Der mit 20 000 Euro dotierte Berliner Theaterpreis beschäme ihn, sagt Holtz. „Ich habe das Gefühl, als stände ich als einzelner, letzter Zahn im Mund irgendeines Greises, wie eine Ruine. Meine Partner sind ja alle tot.“ An seiner Dankesrede – in der sie von Adolf Dresen bis Heiner Müller, von Einar Schleef bis Jürgen Gosch alle vorkommen werden – feilt Jürgen Holtz seit Wochen.
Der 1932 in Berlin geborene Schauspieler, dem ein halbes Jahrhundert Theatergeschichte in Kopf, Muskeln und Knochen steckt, war ja nie einfach Zaungast oder Flaneur, sondern immer Protagonist der Zeitläufte. Als Hamlet raste er 1964 unter Adolf Dresen in Greifswald mit einem riesigen Kerzenleuchter quer über die Bühne und verstand konzeptionsgemäß „den eigenen Text nicht mehr“, der da aus ihm heraus „kreischte“. Nicht minder prominent war Holtz 1975 als Jean im Berliner Ensemble an Einar Schleefs und B. K. Tragelehns Strindberg-Ereignis „Fräulein Julie“ beteiligt. Fünf Jahre später öffnete er als Debuisson in Heiner Müllers Revolutionsstück „Der Auftrag“, das der Autor im dritten Stock der Berliner Volksbühne selbst uraufgeführt hat, jeden Abend das Fenster zur Straße und rief hinunter: „Im Schlaf der Völker stehn die Generäle auf und zerbrechen das Joch der Freiheit, das so schwer zu tragen ist.
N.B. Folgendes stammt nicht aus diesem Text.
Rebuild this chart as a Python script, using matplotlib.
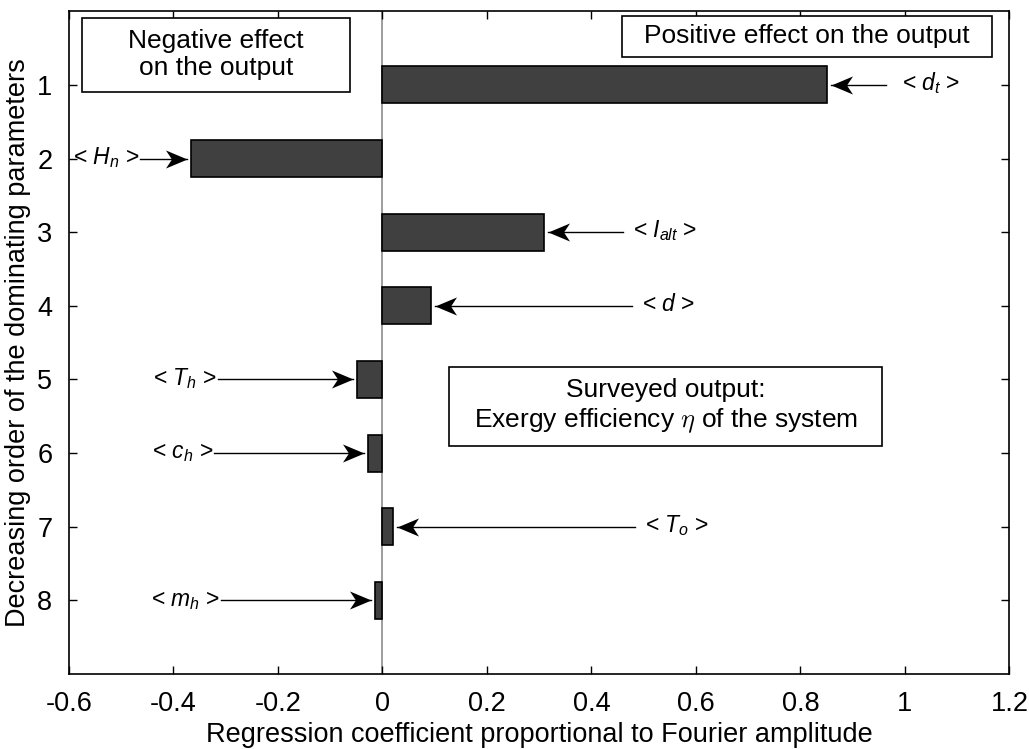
import matplotlib
matplotlib.use("Agg")
import matplotlib.pyplot as plt
from matplotlib.path import Path
from matplotlib.patches import Rectangle
import numpy as np

# ranked parameters (1 = most dominating)
rank = [1, 2, 3, 4, 5, 6, 7, 8]
coef = [0.851, -0.367, 0.310, 0.093, -0.049, -0.028, 0.021, -0.015]
names = [r'$d_t$', r'$H_n$', r'$I_{alt}$', r'$d$', r'$T_h$', r'$c_h$', r'$T_o$', r'$m_h$']
xtick_labels = ['-0.6', '-0.4', '-0.2', '0', '0.2', '0.4', '0.6', '0.8', '1', '1.2']

# annotation layout: arrow tail and label anchor (x, data units)
arrow_tail = [0.963, -0.464, 0.461, 0.478, -0.315, -0.322, 0.484, -0.309]
label_x = [0.995, -0.466, 0.480, 0.497, -0.317, -0.324, 0.503, -0.311]

plt.rcParams['font.family'] = ['Liberation Sans', 'DejaVu Sans']
plt.rcParams['mathtext.fontset'] = 'custom'
plt.rcParams['mathtext.it'] = 'Liberation Sans:italic'
plt.rcParams['mathtext.rm'] = 'Liberation Sans'

# stealth style arrow head, tip at origin
def head(direction):
    v = np.array([[0, 0], [-1, 0.42], [-0.72, 0], [-1, -0.42], [0, 0]])
    if direction < 0:
        v[:, 0] = -v[:, 0]
    return Path(v, [Path.MOVETO, Path.LINETO, Path.LINETO, Path.LINETO, Path.CLOSEPOLY])

fig = plt.figure(figsize=(10.29, 7.49), dpi=100)
ax = fig.add_axes([0.067, 0.100, 0.914, 0.885])

ax.axvline(0, color='#8c8c8c', lw=1.2, zorder=1)
ax.barh(rank, coef, height=0.5, color='#404040', edgecolor='black', lw=1.2, zorder=2)

ax.set_xlim(-0.6, 1.2)
ax.set_ylim(9, 0)
ax.set_xticks(np.arange(-0.6, 1.21, 0.2))
ax.set_xticklabels(xtick_labels)
ax.set_yticks(rank)
ax.tick_params(direction='in', length=6, width=1, labelsize=19.5, top=True, right=True, pad=12)
for s in ax.spines.values():
    s.set_linewidth(1.2)

ax.set_xlabel('Regression coefficient proportional to Fourier amplitude', fontsize=19.5)
ax.set_ylabel('Decreasing order of the dominating parameters', fontsize=19.5)

# arrows + labels
for r, c, n, t, lx in zip(rank, coef, names, arrow_tail, label_x):
    sgn = 1 if c > 0 else -1
    tip = c + sgn * 0.007
    ax.plot([t, tip], [r, r], color='black', lw=1.0, zorder=3)
    ax.plot([tip], [r], marker=head(-sgn), markersize=31, color='black',
            markeredgewidth=0, zorder=3)
    ha = 'left' if t > 0 else 'right'
    ax.text(lx, r + 0.07, '< ' + n + ' >', ha=ha, va='baseline', fontsize=16.5)

# text boxes
ax.add_patch(Rectangle((-0.575, 0.095), 0.513, 1.005, fc='white', ec='black', lw=1.2, zorder=4))
ax.text(-0.318, 0.585, 'Negative effect\non the output', ha='center', va='center',
        fontsize=19, linespacing=1.15, zorder=5)

ax.add_patch(Rectangle((0.459, 0.068), 0.707, 0.556, fc='white', ec='black', lw=1.2, zorder=4))
ax.text(0.812, 0.34, 'Positive effect on the output', ha='center', va='center',
        fontsize=19, zorder=5)

ax.add_patch(Rectangle((0.128, 4.83), 0.829, 1.07, fc='white', ec='black', lw=1.2, zorder=4))
ax.text(0.542, 5.37, 'Surveyed output:\nExergy efficiency $\\eta$ of the system',
        ha='center', va='center', fontsize=19, math_fontfamily='cm',
        linespacing=1.18, zorder=5)

fig.savefig('out.png', dpi=100)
Merkst du, wie es dir die Schultern krumm zieht?“
Im real existierenden Sozialismus – vom Schauspieler lapidar „R. E. S.“ genannt – „ging das natürlich gar nicht“. Keine dieser Inszenierungen erlebte mehr als zehn Aufführungen. Versammlungen, auf denen sich konsternierte Künstler aus der absurden Frage herauswinden mussten, ob sie „überhaupt für die DDR“ seien, gehörten für Holtz zur Tagesroutine. Auch als Sauhirt Moritz Tassow an der Berliner Volksbühne, wohin ihn Heiner Müller aus Greifswald geholt hatte, war der Schauspieler 1965 sofort in Konflikt mit der Nomenklatura geraten. Benno Bessons Hacks-Uraufführung wurde wegen „rüpelhafter Obszönität“ nach der Premiere abgesetzt. „Dafür kriegte ich eine Wohnung in Berlin“, kommentiert Holtz trocken. „Das war praktisch das Schweigegeld.“
Jeder Regiepartner eine Legende, jede Aufführung ein Politikum. Entscheidende Weichen wurden schon 1936 gestellt, als Holtz’ Mutter ihren vierjährigen Sohn beim innigen Nachspielen des „Rumpelstilzchens“ ertappt und entsetzt ausruft: „Oh Gott, der wird doch wohl nicht Schauspieler werden?!“ Ein paar Jahre später, als die Holtz’sche Wohnung in Berlin von einer Bombe getroffen wird, bringt die Mutter ihr Kind nach Franken – zu Leuten, die es stehlen schickten. Mutterseelenallein schlägt sich Jürgen Holtz nach Kriegsende, zwölfjährig, zurück nach Berlin durch und wird von seinem Vater mit den Worten begrüßt: „Unkraut vergeht nicht.“ Sonst nichts, sagt Holtz. Schließlich schicken ihn die Eltern auf ein Internat. Und als er nach dem Abitur erst in Weimar, dann in Leipzig Schauspiel studiert, sitzt er weniger mit seinen Kommilitonen zusammen als vielmehr mit Wissenschaftlern.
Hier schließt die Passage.